You then update m only for valid match ends.

Like so:

def longest_common_substring(s1, s2):
  m = [[0] * (1 + len(s2)) for i in xrange(1 + len(s1))]
  longest, x_longest = 0, 0
  for x in xrange(1, 1 + len(s1)):
    # current character in s1
    x_char = s1[x - 1]
    # we are at the beginning of a word in s1 if
    #   (we are at the beginning of s1) or 
    #   (previous character is a space)
    x_word_begin = (x == 1) or (s1[x - 2] == " ")
    # we are at the end of a word in s1 if
    #   (we are at the end of s1) or 
    #   (next character is a space)
    x_word_end = (x == len(s1)) or (s1[x] == " ")
    for y in xrange(1, 1 + len(s2)):
      # current character in s2
      y_char = s2[y - 1]
      # we are at the beginning of a word in s2 if
      #   (we are at the beginning of s2) or 
      #   (previous character is a space)
      y_word_begin = (y == 1) or (s2[y - 2] == " ")
      # we are at the end of a word in s2 if
      #   (we are at the end of s2) or 
      #   (next character is a space)
      y_word_end = (y == len(s2)) or (s2[y] == " ")
      if x_char == y_char:
        # no match starting with x_char
        if m[x - 1][y - 1] == 0:
          # a match can start only with a space
          #   or at the beginning of a word
          if x_char == " " or (x_word_begin and y_word_begin):
              m[x][y] = m[x - 1][y - 1] + 1
        else:
          m[x][y] = m[x - 1][y - 1] + 1
        if m[x][y] > longest:
          # the match can end only with a space
          #   or at the end of a word
          if x_char == " " or (x_word_end and y_word_end):
            longest = m[x][y]
            x_longest = x
      else:
        m[x][y] = 0
  return s1[x_longest - longest: x_longest]
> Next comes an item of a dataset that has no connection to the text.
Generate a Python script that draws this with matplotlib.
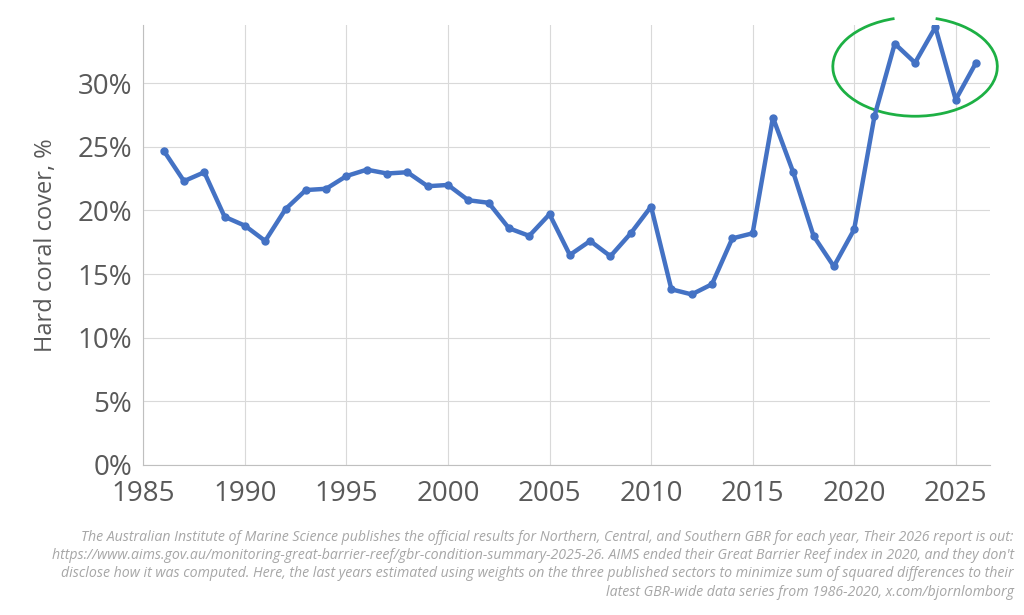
import matplotlib
matplotlib.use('Agg')
import matplotlib.pyplot as plt
from matplotlib.patches import Arc

years = list(range(1986, 2027))
cover = [24.7, 22.3, 23.0, 19.5, 18.8, 17.6, 20.1, 21.6, 21.7, 22.7,
         23.2, 22.9, 23.0, 21.9, 22.0, 20.8, 20.6, 18.6, 18.0, 19.7,
         16.5, 17.6, 16.4, 18.2, 20.3, 13.8, 13.4, 14.2, 17.8, 18.2,
         27.3, 23.0, 18.0, 15.6, 18.5, 27.4, 33.1, 31.6, 34.4, 28.7, 31.6]
xticks = [1985, 1990, 1995, 2000, 2005, 2010, 2015, 2020, 2025]
yticks = [0, 5, 10, 15, 20, 25, 30]

note = ("The Australian Institute of Marine Science publishes the official results for Northern, Central, and Southern GBR for each year, Their 2026 report is out:\n"
        "https://www.aims.gov.au/monitoring-great-barrier-reef/gbr-condition-summary-2025-26. AIMS ended their Great Barrier Reef index in 2020, and they don't\n"
        "disclose how it was computed. Here, the last years estimated using weights on the three published sectors to minimize sum of squared differences to their\n"
        "latest GBR-wide data series from 1986-2020, x.com/bjornlomborg")

plt.rcParams['font.family'] = ['Open Sans', 'DejaVu Sans']
fig = plt.figure(figsize=(10.24, 6.15), dpi=100)
ax = fig.add_axes([0.14, 0.244, 0.827, 0.716])

ax.plot(years, cover, color='#4472C4', lw=3.2, marker='o', ms=5, zorder=3)
ax.set_xlim(1985, 2026.7)
ax.set_ylim(0, 34.6)
ax.set_xticks(xticks)
ax.set_yticks(yticks)
ax.set_yticklabels([f'{v}%' for v in yticks])
ax.tick_params(labelsize=20, colors='#595959', length=0, pad=8)
ax.tick_params(axis='x', pad=11)
ax.grid(color='#d9d9d9', lw=0.8)
for s in ['top', 'right']:
    ax.spines[s].set_visible(False)
ax.spines['left'].set_color('#bfbfbf')
ax.spines['bottom'].set_color('#bfbfbf')
ax.set_ylabel('Hard coral cover, %', fontsize=17, color='#595959', labelpad=14)
ax.set_axisbelow(True)

# hand-drawn style circle around the recent years
arc = Arc((2023.0, 31.3), 8.1, 7.8, theta1=105, theta2=435, color='#1DB044',
          lw=2, clip_on=False)
ax.add_patch(arc)

fig.text(0.99, 0.025, note, ha='right', va='bottom', fontsize=10.2,
         style='italic', color='#a6a6a6', linespacing=1.3)

fig.savefig('out.png')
My answer does not draw from any official sources, but just a simple observation: at least in my installation, there is a difference between the output of your LCS function as it is on the pair (s1, s2) and (s1, s3):

In [1]: s1 = "this is a foo bar sentence ."

In [3]: s2 = "what the foo bar blah blah black sheep is doing ?"

In [4]: s3 = "what a kappa foo bar black sheep ?"

In [12]: longest_common_substring(s1, s3)
Out[12]: 'a foo bar '

In [13]: longest_common_substring(s1, s2)
Out[13]: ' foo bar '

As you may notice, if complete words are matched, then also the surrounding whitespace is matched.

You can then modify the function before its output is returned, like this:

answer = s1[x_longest - longest: x_longest]
if not (answer.startswith(" ") and answer.endswith(" ")):
    return longest_common_substring(s1, answer[1:])
else:
    return answer

I am sure there are other edge cases, like the substring appearing at the end of the string, recursively calling the function either with s1 or s2, whether to trim the answer front or back, and others -- but at least in the cases you show, this simple modification does what you want:

In [20]: longest_common_substring(s1, s3)
Out[20]: ' foo bar '

Do you think this direction is worth exploring?

Here's an ngram way:

def ngrams(text, n):
  return [text[i:i+n] for i in xrange(len(text)-n)]

def longest_common_ngram(s1, s2):
  s1ngrams = list(chain(*[[" ".join(j) for j in ngrams(s1.split(), i)] 
                          for i in range(1, len(s1.split()))]))
  s2ngrams = list(chain(*[[" ".join(j) for j in ngrams(s2.split(), i)]
                          for i in range(1, len(s2.split()))]))

  return set(s1ngrams).intersection(set(s2ngrams))

One efficient method for finding longest common substrings is a suffix tree (see http://en.wikipedia.org/wiki/Suffix_tree and http://en.wikipedia.org/wiki/Longest_common_substring_problem). I don't see any reason you couldn't create a suffix tree using words instead of characters, in which case the longest-common-subsequence extracted from the tree would respect token boundaries. This approach would be particularly efficient if you want to find common substrings between one fixed string and a large number of other strings.

See the accepted answer to python: library for generalized suffix trees for a list of Python suffix tree implementations.